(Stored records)
▼

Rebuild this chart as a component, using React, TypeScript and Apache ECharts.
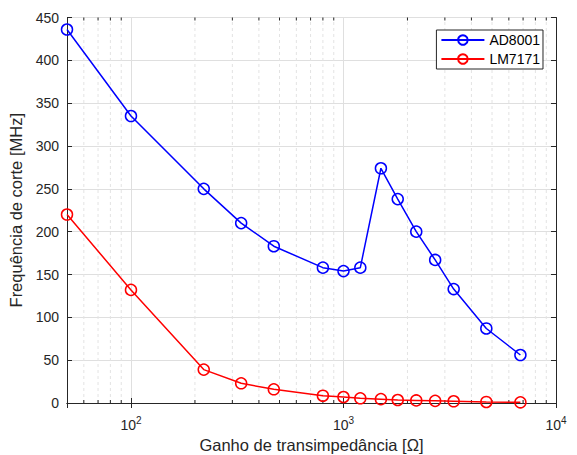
import React, { useEffect, useRef } from "react";
import * as echarts from "echarts";

const gains = [50, 100, 220, 330, 470, 800, 1000, 1200, 1500, 1800, 2200, 2700, 3300, 4700, 6800];
const ad8001 = [436, 335, 250, 210, 183, 158, 154, 158, 274, 238, 200, 167, 133, 87, 56];
const lm7171 = [220, 132, 39, 23, 16, 8.5, 7, 5.5, 4.5, 3.5, 3, 2.5, 2, 1.2, 0.8];
const minorX = [60, 70, 80, 90, 200, 300, 400, 500, 600, 700, 800, 900, 2000, 3000, 4000, 5000, 6000, 7000, 8000, 9000];
const seriesNames = ["AD8001", "LM7171"];

const FONT = "'Liberation Sans', Arial, sans-serif";
const AX = "#262626";
const GRID = "#dfdfdf";

export default function App() {
  const ref = useRef<HTMLDivElement>(null);
  useEffect(() => {
    if (!ref.current) return;
    const chart = echarts.init(ref.current, null, { renderer: "svg" });
    const xLabel = (v: number) => {
      const e = Math.round(Math.log10(v));
      if (Math.abs(Math.pow(10, e) - v) / v < 1e-6) return `{b|10}{s|${e}}`;
      return "";
    };
    const yAxisBase = {
      type: "value",
      min: 0,
      max: 450,
      interval: 50,
      axisLine: { show: true, lineStyle: { color: AX, width: 1 } },
      axisTick: { show: true, inside: true, length: 5, lineStyle: { color: AX } },
    };
    const xAxisBase = {
      type: "log",
      logBase: 10,
      min: 50,
      max: 10000,
      axisLine: { show: true, lineStyle: { color: AX, width: 1 } },
      axisTick: { show: true, inside: true, length: 5, lineStyle: { color: AX } },
    };
    chart.setOption({
      animation: false,
      backgroundColor: "#fff",
      grid: { left: 67, right: 21, top: 17.5, bottom: 52, containLabel: false, outerBoundsMode: "none" },
      legend: {
        data: seriesNames,
        orient: "vertical",
        right: 34,
        top: 30,
        itemWidth: 43,
        itemHeight: 12,
        itemGap: 5,
        padding: [3, 3, 3, 4],
        borderColor: AX,
        borderWidth: 1,
        backgroundColor: "#fff",
        textStyle: { fontFamily: FONT, fontSize: 14, color: "#000" },
      },
      xAxis: [
        {
          ...xAxisBase,
          position: "bottom",
          name: "Ganho de transimpedância [Ω]",
          nameLocation: "middle",
          nameGap: 31,
          nameTextStyle: { fontFamily: FONT, fontSize: 16.5, color: AX },
          axisLabel: {
            formatter: xLabel,
            margin: 12,
            rich: {
              b: { fontFamily: FONT, fontSize: 14, color: AX },
              s: { fontFamily: FONT, fontSize: 10, color: AX, verticalAlign: "top", padding: [0, 0, 10, 0] },
            },
          },
          splitLine: { show: true, lineStyle: { color: GRID, width: 1 } },
        },
        {
          ...xAxisBase,
          position: "top",
          axisLabel: { show: false },
          splitLine: { show: false },
        },
      ],
      yAxis: [
        {
          ...yAxisBase,
          position: "left",
          name: "Frequência de corte [MHz]",
          nameLocation: "middle",
          nameGap: 36,
          nameTextStyle: { fontFamily: FONT, fontSize: 16.5, color: AX },
          axisLabel: { fontFamily: FONT, fontSize: 14, color: AX, margin: 8 },
          splitLine: { show: true, lineStyle: { color: GRID, width: 1 } },
        },
        {
          ...yAxisBase,
          position: "right",
          axisLabel: { show: false },
          splitLine: { show: false },
        },
      ],
      series: [
        {
          type: "custom",
          name: "minor",
          silent: true,
          z: 0,
          xAxisIndex: 0,
          yAxisIndex: 0,
          data: minorX.map((v) => [v, 0]),
          renderItem: (params: any, api: any) => {
            const x = api.value(0);
            const p0 = api.coord([x, 0]);
            const p1 = api.coord([x, 450]);
            return {
              type: "group",
              children: [
                {
                  type: "line",
                  shape: { x1: p0[0], y1: p0[1], x2: p1[0], y2: p1[1] },
                  style: { stroke: "#e3e3e3", lineWidth: 1, lineDash: [3, 3] },
                },
                {
                  type: "line",
                  shape: { x1: p0[0], y1: p0[1], x2: p0[0], y2: p0[1] - 3 },
                  style: { stroke: AX, lineWidth: 1 },
                },
                {
                  type: "line",
                  shape: { x1: p1[0], y1: p1[1], x2: p1[0], y2: p1[1] + 3 },
                  style: { stroke: AX, lineWidth: 1 },
                },
              ],
            };
          },
        },
        {
          type: "line",
          name: seriesNames[0],
          data: gains.map((g, i) => [g, ad8001[i]]),
          color: "#0000ff",
          lineStyle: { width: 1.5, color: "#0000ff" },
          symbol: "circle",
          symbolSize: 11,
          itemStyle: { color: "rgba(0,0,0,0)", borderColor: "#0000ff", borderWidth: 1.5 },
          z: 3,
        },
        {
          type: "line",
          name: seriesNames[1],
          data: gains.map((g, i) => [g, lm7171[i]]),
          color: "#ff0000",
          lineStyle: { width: 1.5, color: "#ff0000" },
          symbol: "circle",
          symbolSize: 11,
          itemStyle: { color: "rgba(0,0,0,0)", borderColor: "#ff0000", borderWidth: 1.5 },
          z: 3,
        },
      ],
    });
    return () => chart.dispose();
  }, []);
  return <div ref={ref} style={{ width: 577, height: 455, position: "absolute", left: 0, top: 0 }} />;
}
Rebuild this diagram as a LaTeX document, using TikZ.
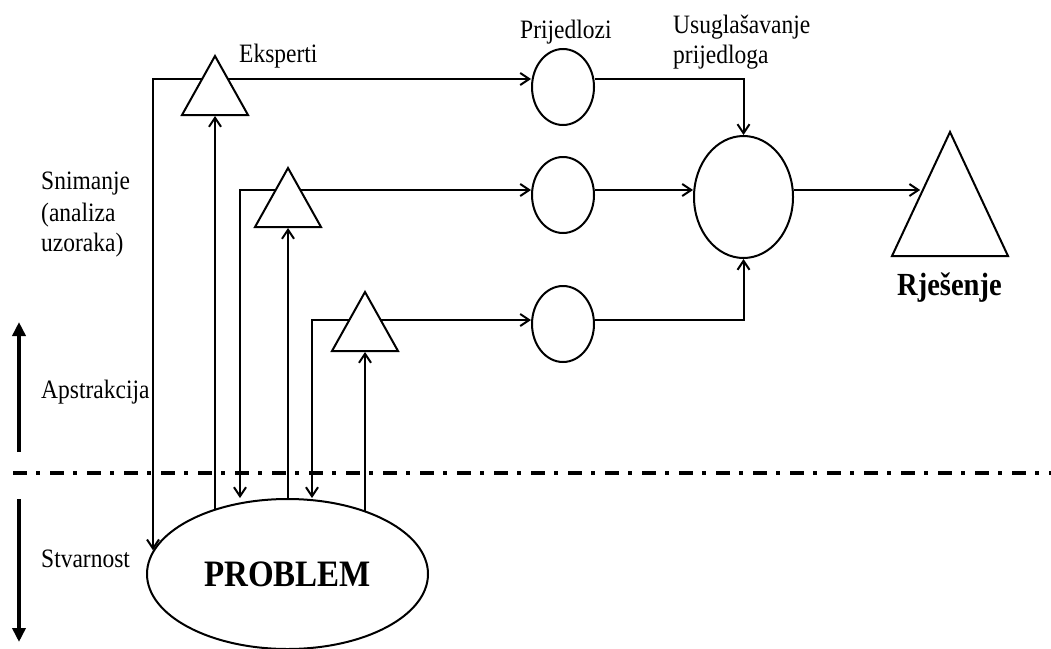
\documentclass[tikz,border=0pt]{standalone}
\usepackage{graphicx}
\usepackage{fontspec}
\setmainfont{Liberation Serif}
\usetikzlibrary{shapes.geometric,arrows.meta,backgrounds}
\newcommand{\vst}[1]{\scalebox{1}[1.13]{#1}}
\begin{document}
\begin{tikzpicture}[x=1pt,y=-1pt,
  >={Straight Barb[length=9pt,width=12pt]},
  ln/.style={line width=2pt},
  smalltri/.style={draw, line width=2pt, fill=white, isosceles triangle,
    isosceles triangle stretches, shape border rotate=90, inner sep=0pt,
    minimum width=66pt, minimum height=59pt},
  bigtri/.style={draw, line width=2pt, fill=white, isosceles triangle,
    isosceles triangle stretches, shape border rotate=90, inner sep=0pt,
    minimum width=116pt, minimum height=124pt},
  prop/.style={draw, line width=2pt, fill=white, ellipse, inner sep=0pt,
    minimum width=62pt, minimum height=76pt},
  lbl/.style={font=\fontsize{23.5}{28}\selectfont, inner sep=0pt, anchor=base west},
  thickarr/.style={line width=4pt, -{Triangle[length=14pt,width=13pt]}},
  divider/.style={line width=4pt, dash pattern=on 14pt off 9pt on 4pt off 10pt}
]
\useasboundingbox (0,0) rectangle (1051,648);

% expert triangles
\node[smalltri, anchor=lower side] (t1) at (215,116) {};
\node[smalltri, anchor=lower side] (t2) at (288,228) {};
\node[smalltri, anchor=lower side] (t3) at (365,352) {};

% proposals
\node[prop] (c1) at (563,87) {};
\node[prop] (c2) at (563,195) {};
\node[prop] (c3) at (563,324) {};

% harmonisation
\node[prop, minimum width=99pt, minimum height=122pt] (bigc) at (743.5,197) {};

% solution
\node[bigtri, anchor=lower side] (sol) at (950,257) {};

% problem
\node[draw, line width=2pt, fill=white, ellipse, inner sep=0pt,
  minimum width=281pt, minimum height=150pt,
  font=\fontsize{33}{40}\selectfont\bfseries] (prob) at (287.5,574) {\vst{PROBLEM}};

% labels
\node[lbl] (eks) at (239,62) {\vst{Eksperti}};
\node[lbl] (pri) at (520,38) {\vst{Prijedlozi}};
\node[lbl] (usu1) at (673,33) {\vst{Usuglašavanje}};
\node[lbl] (usu2) at (673,63) {\vst{prijedloga}};
\node[lbl] (sn1) at (41,189) {\vst{Snimanje}};
\node[lbl] (sn2) at (41,221) {\vst{(analiza}};
\node[lbl] (sn3) at (41,251) {\vst{uzoraka)}};
\node[lbl] (aps) at (41,398) {\vst{Apstrakcija}};
\node[lbl] (stv) at (41,567) {\vst{Stvarnost}};
\node[lbl, font=\fontsize{28.5}{34}\selectfont\bfseries] (rje) at (897,295) {\vst{Rješenje}};

% coordinates
\coordinate (r1) at (153,79);
\coordinate (r2) at (240,190);
\coordinate (r3) at (312,320);
\coordinate (a1) at (19,452);
\coordinate (a2) at (19,322);
\coordinate (a3) at (19,499);
\coordinate (a4) at (19,642);
\coordinate (d1) at (13,473);
\coordinate (d2) at (1051,473);

\begin{pgfonlayer}{background}
\fill[white] (0,0) rectangle (1051,648);
\draw[divider] (d1) -- (d2);
% snimanje / expert rows
\draw[ln,<->] (r1 |- prob.170.8) -- (r1) -- (c1.west |- r1);
\draw[ln,<->] (r2 |- prob.north) -- (r2) -- (c2.west |- r2);
\draw[ln,<->] (r3 |- prob.north) -- (r3) -- (c3.west |- r3);
% problem to experts
\draw[ln,->] (t1.lower side |- prob.138.5) -- (t1.lower side);
\draw[ln,->] (t2.lower side |- prob.north) -- (t2.lower side);
\draw[ln,->] (t3.lower side |- prob.38.4) -- (t3.lower side);
% proposals to harmonisation
\draw[ln,->] (c1.east |- r1) -| (bigc.north);
\draw[ln,->] (c2.east |- r2) -- (bigc.west |- r2);
\draw[ln,->] (c3.east |- r3) -| (bigc.south);
% to solution
\draw[ln,->] (bigc.east |- r2) -- (sol.left side |- r2);
% abstraction axis
\draw[thickarr] (a1) -- (a2);
\draw[thickarr] (a3) -- (a4);
\end{pgfonlayer}
\end{tikzpicture}
\end{document}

▲

▶ **Problem to solve**
Would you reproduce the lines above, from the very first through the line containing "import * as", exactly and without the pictures?

▶ **Answer to the problem**
Rebuild this chart as a component, using React, TypeScript and Apache ECharts.
import React, { useEffect, useRef } from "react";
import * as echarts from "echarts";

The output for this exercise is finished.